Sparse Matrix -> Vector


I have a sparse matrix which I’ve stripped out and contained in a vector “A”. I plan to send this vector to my GPU to do some computations and return the results. I have to take every number in the vector A and multiply it by a vector “B”. However, my multiplication has to happen in a specific order - if it were still in the sparse matrix format, it would multiply all of the non-zero elements in a column by the vector B.

If I keep track of how many non-zero elements I have per column, is there a way to tell CUDA to multiply elements x-y in vector A by vector B? For instance, here is the code I have:

__global__ void L(complex *A, complex *B, int last, int next, int size)

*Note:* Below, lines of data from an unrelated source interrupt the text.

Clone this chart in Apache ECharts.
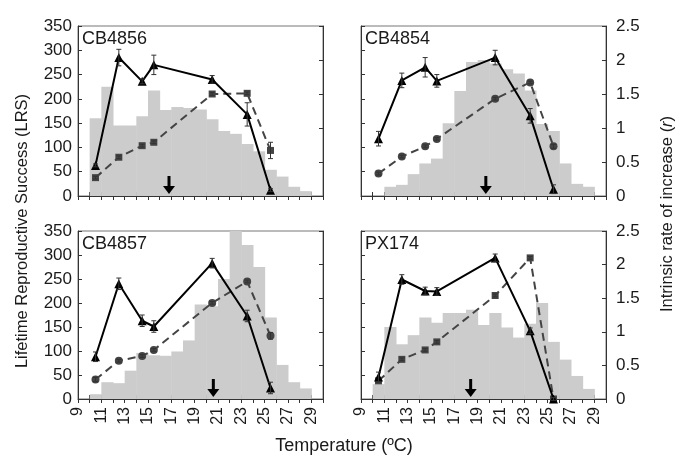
<!DOCTYPE html>
<html><head><meta charset="utf-8">
<script src="https://cdn.jsdelivr.net/npm/echarts@6/dist/echarts.min.js"></script>
<style>html,body{margin:0;padding:0;background:#fff}#c{width:685px;height:463px}</style>
</head><body><div id="c"></div>
<script>
// ---------------- data ----------------
const strains = ['CB4856', 'CB4854', 'CB4857', 'PX174'];
const temps = [10.5, 12.5, 14.5, 15.5, 20.5, 23.5, 25.5];
const xTicks = [9, 11, 13, 15, 17, 19, 21, 23, 25, 27, 29];

const lrs_CB4856 = [63, 285, 236, 270, 240, 168, 12];
const lrsErr_CB4856 = [3, 17, 5, 20, 8, 24, 3];
const r_CB4856 = [0.27, 0.57, 0.74, 0.79, 1.50, 1.51, 0.67];
const rErr_CB4856 = [0.02, 0.02, 0.02, 0.02, 0.02, 0.02, 0.12];
const histStart_CB4856 = 10;
const hist_CB4856 = [160, 225, 145, 145, 164, 217, 177, 183, 181, 178, 158, 134, 128, 107, 92, 54, 40, 19, 10];

const lrs_CB4854 = [118, 238, 265, 237, 285, 165, 14];
const lrsErr_CB4854 = [15, 15, 20, 13, 15, 15, 9];
const r_CB4854 = [0.33, 0.58, 0.73, 0.84, 1.43, 1.67, 0.73];
const rErr_CB4854 = [0.02, 0.02, 0.02, 0.02, 0.02, 0.02, 0.03];
const histStart_CB4854 = 11;
const hist_CB4854 = [19, 23, 45, 67, 77, 150, 216, 276, 280, 273, 261, 252, 217, 148, 134, 67, 25, 19];

const lrs_CB4857 = [88, 240, 163, 151, 283, 173, 23];
const lrsErr_CB4857 = [10, 12, 12, 12, 10, 12, 12];
const r_CB4857 = [0.29, 0.57, 0.64, 0.73, 1.43, 1.75, 0.94];
const rErr_CB4857 = [0.03, 0.02, 0.02, 0.02, 0.02, 0.02, 0.05];
const histStart_CB4857 = 10;
const hist_CB4857 = [10, 35, 33, 59, 96, 91, 90, 99, 122, 197, 193, 250, 365, 321, 275, 170, 71, 35, 22];

const lrs_PX174 = [46, 249, 225, 224, 294, 142, 0];
const lrsErr_PX174 = [10, 10, 8, 8, 8, 6, 3];
const r_PX174 = [0.27, 0.59, 0.73, 0.85, 1.54, 2.10, 0];
const rErr_PX174 = [0.02, 0.02, 0.02, 0.02, 0.02, 0.02, 0.02];
const histStart_PX174 = 10;
const hist_PX174 = [31, 150, 114, 133, 170, 159, 179, 179, 186, 154, 179, 149, 128, 157, 200, 119, 82, 48, 21];

const arrowTemps = [16.8, 19.7, 20.6, 18.4];

// ---------------- assembly ----------------
const panels = [
  {lrs: lrs_CB4856, lrsErr: lrsErr_CB4856, r: r_CB4856, rErr: rErr_CB4856, hs: histStart_CB4856, hist: hist_CB4856, sym: 'rect'},
  {lrs: lrs_CB4854, lrsErr: lrsErr_CB4854, r: r_CB4854, rErr: rErr_CB4854, hs: histStart_CB4854, hist: hist_CB4854, sym: 'circle'},
  {lrs: lrs_CB4857, lrsErr: lrsErr_CB4857, r: r_CB4857, rErr: rErr_CB4857, hs: histStart_CB4857, hist: hist_CB4857, sym: 'circle'},
  {lrs: lrs_PX174, lrsErr: lrsErr_PX174, r: r_PX174, rErr: rErr_PX174, hs: histStart_PX174, hist: hist_PX174, sym: 'rect'}
];

const FONT = "'Liberation Sans', Arial, sans-serif";
const TXT = '#1a1a1a';
const gridBoxes = [
  {left: 78, top: 26, width: 245, height: 170},
  {left: 361, top: 26, width: 245, height: 170},
  {left: 78, top: 231, width: 245, height: 168},
  {left: 361, top: 231, width: 245, height: 168}
];

const grid = gridBoxes.map(g => Object.assign({show: true, borderColor: '#777', borderWidth: 1, backgroundColor: 'transparent', outerBoundsMode: 'none'}, g));
const xAxis = [], yAxis = [], series = [], title = [];

gridBoxes.forEach((g, i) => {
  const bottomRow = i >= 2;
  xAxis.push({
    type: 'value', gridIndex: i, min: 9, max: 30, interval: 1,
    axisLine: {show: true, lineStyle: {color: '#333', width: 1}},
    axisTick: {show: true, inside: false, length: 4, lineStyle: {color: '#333'}},
    splitLine: {show: false},
    axisLabel: {
      show: bottomRow, rotate: 90, margin: 8, fontSize: 16, color: TXT,
      fontFamily: "'Liberation Sans Narrow', 'Liberation Sans', Arial, sans-serif",
      showMinLabel: true, showMaxLabel: true,
      formatter: v => (xTicks.indexOf(v) >= 0 ? String(v) : '')
    }
  });
  xAxis.push({
    type: 'value', gridIndex: i, min: 9, max: 30, interval: 1, position: 'bottom',
    axisLine: {show: false}, axisLabel: {show: false}, splitLine: {show: false},
    axisTick: {show: true, inside: true, length: 4, lineStyle: {color: '#333'}}
  });
  const leftCol = (i % 2) === 0;
  yAxis.push({
    type: 'value', gridIndex: i, position: 'left', min: 0, max: 350, interval: 50,
    axisLine: {show: true, lineStyle: {color: '#333'}},
    axisTick: {show: true, inside: true, length: 4, lineStyle: {color: '#333'}},
    splitLine: {show: false},
    axisLabel: {show: leftCol, fontSize: 17, color: TXT, fontFamily: FONT, margin: 6}
  });
  yAxis.push({
    type: 'value', gridIndex: i, position: 'right', min: 0, max: 2.5, interval: 0.5,
    axisLine: {show: true, lineStyle: {color: '#333'}},
    axisTick: {show: true, inside: true, length: 4, lineStyle: {color: '#333'}},
    splitLine: {show: false},
    axisLabel: {show: !leftCol, fontSize: 17, color: TXT, fontFamily: FONT, margin: 10}
  });
});

function errRender(params, api) {
  const x = api.value(0);
  const lo = api.coord([x, api.value(1)]);
  const hi = api.coord([x, api.value(2)]);
  const w = 2.5;
  const st = {stroke: '#333', lineWidth: 1};
  return {type: 'group', children: [
    {type: 'line', shape: {x1: lo[0], y1: lo[1], x2: hi[0], y2: hi[1]}, style: st},
    {type: 'line', shape: {x1: hi[0] - w, y1: hi[1], x2: hi[0] + w, y2: hi[1]}, style: st},
    {type: 'line', shape: {x1: lo[0] - w, y1: lo[1], x2: lo[0] + w, y2: lo[1]}, style: st}
  ]};
}

panels.forEach((p, i) => {
  const xi = i * 2, yl = i * 2, yr = i * 2 + 1;
  series.push({
    type: 'custom', xAxisIndex: xi, yAxisIndex: yl, clip: true, silent: true, z: 1,
    data: p.hist.map((v, k) => [p.hs + k, v]),
    encode: {x: 0, y: 1},
    renderItem: (params, api) => {
      const x = api.value(0), v = api.value(1);
      const a = api.coord([x, v]);
      const b = api.coord([x + 1, 0]);
      return {type: 'rect', shape: {x: a[0], y: a[1], width: b[0] - a[0] + 0.5, height: b[1] - a[1]},
        style: {fill: '#cccccc'}};
    }
  });
  series.push({
    type: 'custom', xAxisIndex: xi, yAxisIndex: yl, silent: true, z: 6,
    data: [[arrowTemps[i], 0]],
    encode: {x: 0, y: 1},
    renderItem: (params, api) => {
      const t = api.coord([api.value(0), api.value(1)]);
      const tipY = t[1] - 2;
      return {type: 'group', children: [
        {type: 'line', shape: {x1: t[0], y1: tipY - 18, x2: t[0], y2: tipY - 7}, style: {stroke: '#000', lineWidth: 3}},
        {type: 'polygon', shape: {points: [[t[0] - 6, tipY - 8], [t[0] + 6, tipY - 8], [t[0], tipY]]}, style: {fill: '#000'}}
      ]};
    }
  });
  series.push({
    type: 'line', xAxisIndex: xi, yAxisIndex: yr, z: 3,
    data: temps.map((t, k) => [t, p.r[k]]),
    lineStyle: {color: '#444', width: 2, type: [8, 5]},
    itemStyle: {color: '#444'},
    symbol: p.sym, symbolSize: p.sym === 'rect' ? 7 : 8, showSymbol: true
  });
  series.push({
    type: 'custom', xAxisIndex: xi, yAxisIndex: yr, z: 4, silent: true,
    data: temps.map((t, k) => [t, p.r[k] - p.rErr[k], p.r[k] + p.rErr[k]]),
    encode: {x: 0, y: [1, 2]},
    renderItem: errRender
  });
  series.push({
    type: 'line', xAxisIndex: xi, yAxisIndex: yl, z: 5,
    data: temps.map((t, k) => [t, p.lrs[k]]),
    lineStyle: {color: '#000', width: 2},
    itemStyle: {color: '#000'},
    symbol: 'triangle', symbolSize: 9, showSymbol: true
  });
  series.push({
    type: 'custom', xAxisIndex: xi, yAxisIndex: yl, z: 6, silent: true,
    data: temps.map((t, k) => [t, p.lrs[k] - p.lrsErr[k], p.lrs[k] + p.lrsErr[k]]),
    encode: {x: 0, y: [1, 2]},
    renderItem: errRender
  });
  title.push({
    text: strains[i], left: gridBoxes[i].left + 4, top: gridBoxes[i].top + 4, padding: 0,
    textStyle: {fontSize: 18, fontWeight: 'normal', color: TXT, fontFamily: FONT}
  });
});

const option = {
  animation: false,
  backgroundColor: '#fff',
  title, grid, xAxis, yAxis, series,
  graphic: [
    {type: 'text', x: 22, y: 231, rotation: Math.PI / 2,
      style: {text: 'Lifetime Reproductive Success (LRS)', fontSize: 16.5, fontFamily: FONT, fill: TXT, textAlign: 'center', textVerticalAlign: 'middle'}},
    {type: 'text', x: 667, y: 214, rotation: Math.PI / 2,
      style: {text: 'Intrinsic rate of increase ({i|r})', fontSize: 16.5, fontFamily: FONT, fill: TXT, textAlign: 'center', textVerticalAlign: 'middle',
        rich: {i: {fontStyle: 'italic', fontSize: 16.5, fontFamily: FONT, fill: TXT}}}},
    {type: 'text', x: 344, y: 446,
      style: {text: 'Temperature (ºC)', fontSize: 18, fontFamily: FONT, fill: TXT, textAlign: 'center', textVerticalAlign: 'middle'}}
  ]
};

const chart = echarts.init(document.getElementById('c'), null, {renderer: 'canvas', width: 685, height: 463});
chart.setOption(option);
</script></body></html>
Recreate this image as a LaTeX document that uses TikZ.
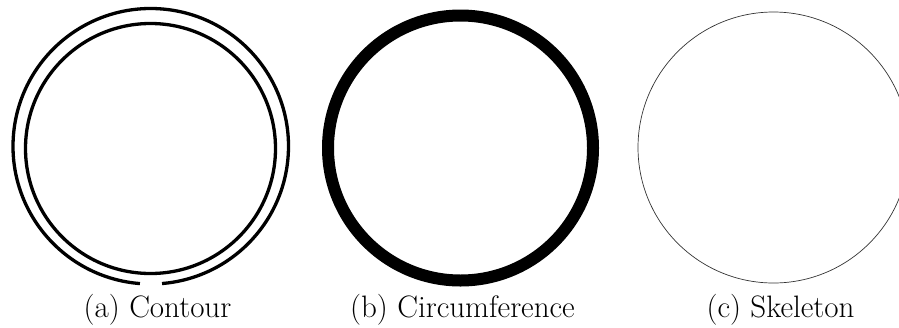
\documentclass[tikz,border=0pt]{standalone}
\begin{document}
\begin{tikzpicture}[x=1pt,y=-1pt,
  contour/.style={draw=black,line width=3.3pt},
  circum/.style={draw=black,line width=12pt},
  skel/.style={draw=black!80,line width=0.7pt},
  caption/.style={anchor=base,inner sep=0pt,font=\fontsize{31}{37}\selectfont}]
\useasboundingbox (0,0) rectangle (899,327);
\clip (0,0) rectangle (899,327);
% (a) contour
\draw[contour] (150.75,146.25) ++(94.5:137.75) arc[start angle=94.5,end angle=445.3,radius=137.75];
\draw[contour] (150.5,148.5) circle[radius=125];
% (b) circumference
\draw[circum] (460.5,148) circle[radius=132.5];
% (c) skeleton
\draw[skel] (773.5,147.5) circle[radius=135.5];
% captions
\node[caption] (ca) at (157.5,317) {(a) Contour};
\node[caption] (cb) at (462.5,317) {(b) Circumference};
\node[caption] (cc) at (780.5,317) {(c) Skeleton};
\end{tikzpicture}
\end{document}
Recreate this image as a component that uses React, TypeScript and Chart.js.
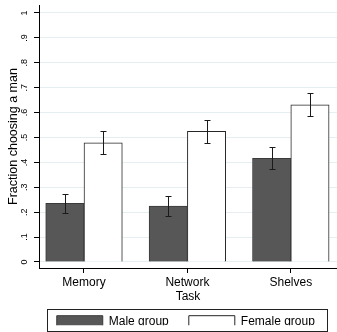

	int tid = blockIdx.x * blockDim.x + threadIdx.x;

	int col;

	if(tid < next && tid > last){

		A[tid] *= B[tid];



last is the starting point in vector A and next is the end point in vector A. The problem with this code is that the if statement essentially shuts down and threads not operating within (tid < next && tid > last).

If I simply loop through the vector, it is actually much slower than just sending the entire sparse matrix to the card and computing it that way.

So basically, I need to take a chunk of vector A, multiply it by B, then move to the next chunk and do the same thing.

Thoughts or suggestions would be great!

So this is effectively computing the Hadamard product of a pair of Sparse vectors?

For non trivial matrix sizes and a non trivial number of non-zeros, you might find using a block per row or column of A to be the best approach. If you pass another array containing the starting position of each row/column of A (if the format is something like CSR or CSC you can get this using a cumulative sum over the number of non zeros array), then each block can work in parallel.

Thanks for your reply, avidday. It’s not the Hadamard product - I should have explained that vector B is simply a vector, not a sparse matrix. Vector A originated as a sparse matrix, and I’m using CSR to store it in a single vector. I am trying to parallelize something known as Bifactorization (I think it has been “renamed” to the W method). I’m basically grabbing all of the elements below the main diagonal and putting those into a smaller vector, then running some computations on it, then I’m doing the same thing for the elements above the main diagonal and running some different computations on it.

For each element in the results vector, C, I take the corresponding A element and multiply it by the entire column (of the sparse matrix) starting at the same position as A. But since this is now a CSR formatted vector, I have to stop before the next column’s data begins. For example, say the results vector and vector B are 10,000 elements long. For each column in the sparse matrix (which is in CSR format) C[100] = A[100]*B[100] + A[100] * B[101] … + A[100] * B[10000]. The next iteration would be C[101] = A[101]*B[101]…A[101]*B[1000]. Since only the results vector is changing, it would be useful to say C[threadIdx.x] = A[threadIdx.x] * B[all threads > threadIdx.x];.

The latter couple of sentences got mathematically more and more confused, but do I understand correctly that what you really want to do is summation of the vector B over a certain index range, and then compute the product of a corresponding non zero in A with that sum?

I’m actually quite terrible with math, which is why my explanations aren’t the greatest. I want, for each element in my vector A (which is a CSR vector) to compute the product of A and B, for each element of B. So, in sequential code - for the entire sparse matrix, I would have something like:

for (int el = 0; el < NUM_BUSES; el++)				// NUM_BUSES*NUM_BUSES = size of sparse matrix

{								// loop through sparse matrix column by column

	for (int j = 0; j < el; j++) 				// elements above diagonal just copied over

		results[j] = B[j];

		results[el] = A[el, el] * B[el]; 		// element on diagonal

	for (int j = el + 1; j < NUM_BUSES; j++) 		// elements below diagonal


		results[j] = A[j, el] * B[el];


	B = results;


Since I’m compacting the sparse matrix into a vector, I only want to do my computations on a given index range, before moving onto the next index range (i.e. column 1’s numbers before column 2’s numbers).

Thanks again for your response.

Maybe someone more erudite that I can help you. I re-read your three posts, but I still can’t understand what it is you are trying to do, sorry.

No worries - I appreciate you taking a look to being with.

Maybe you want to do simply the equivalent of CSRMV ( multiplication of a sparse matrix with a dense vector )

You should look into the CUSPARSE Library available in 3.2 Toolkit.